Avec des émergents qui tiraient la croissance mondiale, tout allait bien. Mais le temps des BRICS que rien n’arrêtait est révolu. Va-t-il falloir désormais renoncer aux bienfaits présumés de ce « découplage » avec l’économie des pays émergents et en voie de développement qui représentent dorénavant plus de la moitié du PIB mondial ?
Dans l’immédiat, plusieurs d’entre eux subissent durement les effets du retrait des capitaux américains qui étaient venus chercher du rendement et qui repartent brutalement aux États-Unis maintenant que les taux y remontent. Le dollar reprenant des couleurs, le coût de leur dette publique et privée en fait autant, la plupart du temps libellée dans cette monnaie.
L’Argentine et la Turquie ne sont pas seules atteintes, le Brésil et l’Afrique du Sud le sont également, ainsi que tous ceux qui subissent le contrecoup du ralentissement de la croissance chinoise. En raison notamment de la baisse des cours des matières premières.
Il serait toutefois erroné de ne voir que des raisons conjoncturelles dans cet essoufflement. Les émergents subissent le contrecoup de l’arrêt de la mondialisation triomphante et du développement intensif des échanges commerciaux qui allaient de pair. Ils sont face à un véritable changement de modèle imposé auquel ils ne sont pas préparés, et doivent rechercher en priorité non plus dans leurs exportations mais dans le développement de leur marché intérieur le levier de leur croissance. Et afin de la financer, ils vont devoir s’endetter à des taux plus élevés qu’auparavant.

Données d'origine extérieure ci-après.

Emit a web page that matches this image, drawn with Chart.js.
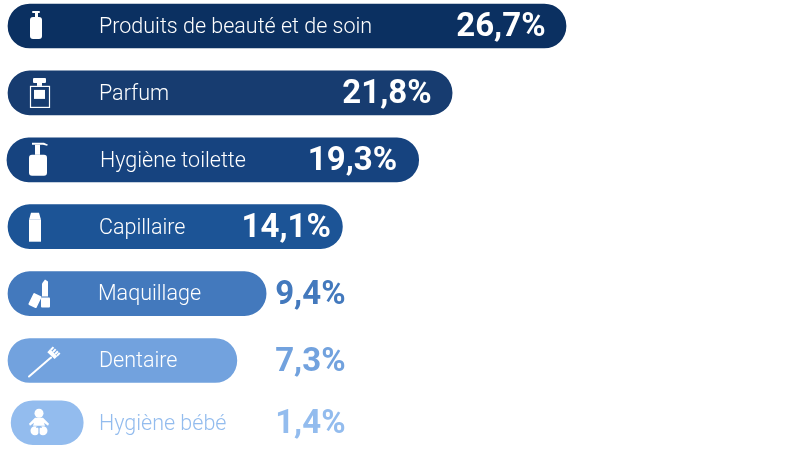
<!DOCTYPE html>
<html>
<head>
<meta charset="utf-8">
<title>Produits</title>
<script src="https://cdn.jsdelivr.net/npm/chart.js@4"></script>
<style>
  html, body { margin: 0; padding: 0; background: #fff; }
  #wrap { width: 800px; height: 469px; }
</style>
</head>
<body>
<div id="wrap"><canvas id="myChart"></canvas></div>
<script>
const categories = ["Produits de beauté et de soin", "Parfum", "Hygiène toilette", "Capillaire", "Maquillage", "Dentaire", "Hygiène bébé"];
const shares = [26.7, 21.8, 19.3, 14.1, 9.4, 7.3, 1.4];
// the bars in the picture are not to scale with the printed shares, so lengths are read separately
const barEnds = [26.7, 21.25, 19.65, 16.0, 12.35, 10.95, 3.6];
const barStarts = [0, 0, -0.05, 0, 0, 0, 0.15];
const barColors = ["#0b3061", "#173c70", "#16437f", "#1c5496", "#4379bd", "#72a2de", "#93bcee"];
const labelColors = ["#fff", "#fff", "#fff", "#fff", "#fff", "#fff", "#93bcee"];
const valueColors = ["#fff", "#fff", "#fff", "#fff", "#4379bd", "#72a2de", "#93bcee"];
const iconNames = ["pump", "perfume", "soap", "spray", "lipstick", "brush", "baby"];

const PX_PER_UNIT = 20.9;
const ROW_PITCH = 66.9;
const LAST_ROW_SHIFT = 0.07; // last row sits a little closer

function rr(c, x, y, w, h, r) { c.beginPath(); c.roundRect(x, y, w, h, r); c.fill(); }

// icons are drawn around the middle of the row
const icons = {
  pump(c) {
    rr(c, -4, -15, 8, 2, 1); c.fillRect(-1, -14, 3, 5);
    rr(c, -6, -9, 12, 22, 3);
  },
  perfume(c) {
    rr(c, -7, -15, 13, 5, 1); c.fillRect(-3, -10, 5, 3);
    c.strokeStyle = "#fff"; c.lineWidth = 1.2;
    c.strokeRect(-9.5, -6.5, 19, 21);
    c.fillRect(-6, -3, 11, 9);
  },
  soap(c) {
    c.beginPath(); c.moveTo(-6, -17); c.lineTo(6, -17); c.lineTo(10, -15); c.lineTo(9, -14); c.lineTo(5, -15); c.lineTo(-6, -15); c.closePath(); c.fill();
    c.fillRect(-3, -15, 5, 10);
    rr(c, -9, -5, 18, 21, 3);
  },
  spray(c) {
    c.beginPath(); c.moveTo(-6, -7); c.lineTo(-4, -14); c.lineTo(4, -14); c.lineTo(6, -7); c.closePath(); c.fill();
    c.fillRect(-6, -7, 12, 22);
  },
  lipstick(c) {
    c.beginPath(); c.moveTo(4, -10); c.lineTo(7, -14); c.lineTo(10, -12); c.lineTo(10, 3); c.lineTo(4, 3); c.closePath(); c.fill();
    rr(c, 3, 4, 9, 10, 1);
    c.save(); c.translate(-3, 7); c.rotate(0.45); rr(c, -4.5, -6.5, 9, 13, 1); c.restore();
  },
  brush(c) {
    c.strokeStyle = "#fff"; c.lineWidth = 2; c.lineCap = "round";
    c.beginPath(); c.moveTo(-15, 16); c.lineTo(7, -3); c.stroke();
    // head with a few gaps for the bristles
    c.save(); c.translate(9, -7); c.rotate(0.75);
    c.fillRect(-5, -1, 10, 4);
    [-5, -2, 1, 3.5].forEach(b => c.fillRect(b, -5, 2, 4));
    c.restore();
  },
  baby(c) {
    c.beginPath(); c.arc(0, -9.5, 4.5, 0, Math.PI * 2); c.fill();
    c.beginPath(); c.moveTo(-4, -5); c.lineTo(4, -5); c.lineTo(10, 1); c.lineTo(9, 3); c.lineTo(5, 0); c.lineTo(6, 3); c.lineTo(-6, 3); c.lineTo(-5, 0); c.lineTo(-9, 3); c.lineTo(-10, 1); c.closePath(); c.fill();
    c.beginPath(); c.arc(-4, 8, 4.5, 0, Math.PI * 2); c.arc(4, 8, 4.5, 0, Math.PI * 2); c.fill();
    c.fillStyle = barColors[6]; c.fillRect(-0.6, 5, 1.2, 9); c.fillRect(-3, 4, 6, 1);
  }
};
const iconCenters = [28, 32, 30, 27, 30, 36, 31];
const labelOffsets = [91, 91, 92, 91, 90, 91, 91];
const valueInsets = [20.5, 20.5, 21.5, 11.5];

const rowLabels = {
  id: "rowLabels",
  afterDatasetsDraw(chart) {
    const c = chart.ctx, xs = chart.scales.x;
    const meta = chart.getDatasetMeta(0);
    const x0 = xs.getPixelForValue(0);
    c.save();
    categories.forEach((name, i) => {
      const y = meta.data[i].y;

      c.save();
      c.translate(x0 + iconCenters[i], y);
      c.fillStyle = "#fff";
      icons[iconNames[i]](c);
      c.restore();

      c.textBaseline = "middle";
      c.textAlign = "left";
      c.fillStyle = labelColors[i];
      c.font = "300 21.5px Roboto";
      c.fillText(name, x0 + labelOffsets[i], y + 1.5);

      // long bars keep the figure inside, the short ones line up outside
      const inside = barEnds[i] >= 14;
      c.textAlign = "right";
      c.fillStyle = valueColors[i];
      c.font = "bold 33px Roboto";
      const right = inside ? xs.getPixelForValue(barEnds[i]) - valueInsets[i] : xs.getPixelForValue(16.15);
      c.fillText(shares[i].toFixed(1).replace(".", ",") + "%", right, y + 2);
    });
    c.restore();
  }
};

new Chart("myChart", {
  type: "bar",
  data: {
    datasets: [{
      data: categories.map((name, i) => ({ x: [barStarts[i], barEnds[i]], y: i === 6 ? i - LAST_ROW_SHIFT : i })),
      backgroundColor: barColors,
      barThickness: 44,
      borderRadius: 22,
      borderSkipped: false
    }]
  },
  plugins: [rowLabels],
  options: {
    indexAxis: "y",
    responsive: true,
    maintainAspectRatio: false,
    animation: false,
    layout: { padding: 0 },
    plugins: { legend: { display: false }, tooltip: { enabled: false } },
    scales: {
      x: { type: "linear", display: false, min: -8 / PX_PER_UNIT, max: 792 / PX_PER_UNIT },
      y: { type: "linear", display: false, offset: false, reverse: true, min: -26 / ROW_PITCH, max: 443 / ROW_PITCH }
    }
  }
});
</script>
</body>
</html>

Les pays émergents vont-ils finalement émerger ? Rien n’est moins certain désormais pour ceux qui ne se situent pas en Asie, au plus près de la Chine.
En général, leur croissance ne réduisait pas les inégalités mais elle diminuait au moins la pauvreté et renforçait un peu des classes moyennes chichement dotées. L’illusion régnait que les plus démunis, réduits à subsister dans l’économie informelle, allaient progressivement intégrer l’économie formelle et que tout rentrerait dans l’ordre.
L’enjeu était et reste d’adopter un modèle de développement qui ne singe pas celui des pays développés, au risque avéré de laisser pour compte une partie importante de la population. Ce qui est déjà très largement engagé et donne lieu à la multiplication des mégacitées et de leurs envahissants quartiers déshérités.
Les sociétés des pays développés sont des vitrines attrayantes et trompeuses. D’autant qu’en leur sein une sorte de tiers-mondialisation s’est répandue. Au bout du compte, les deux modèles des sociétés émergentes et développées se rejoignent, mais pas là où il était attendu.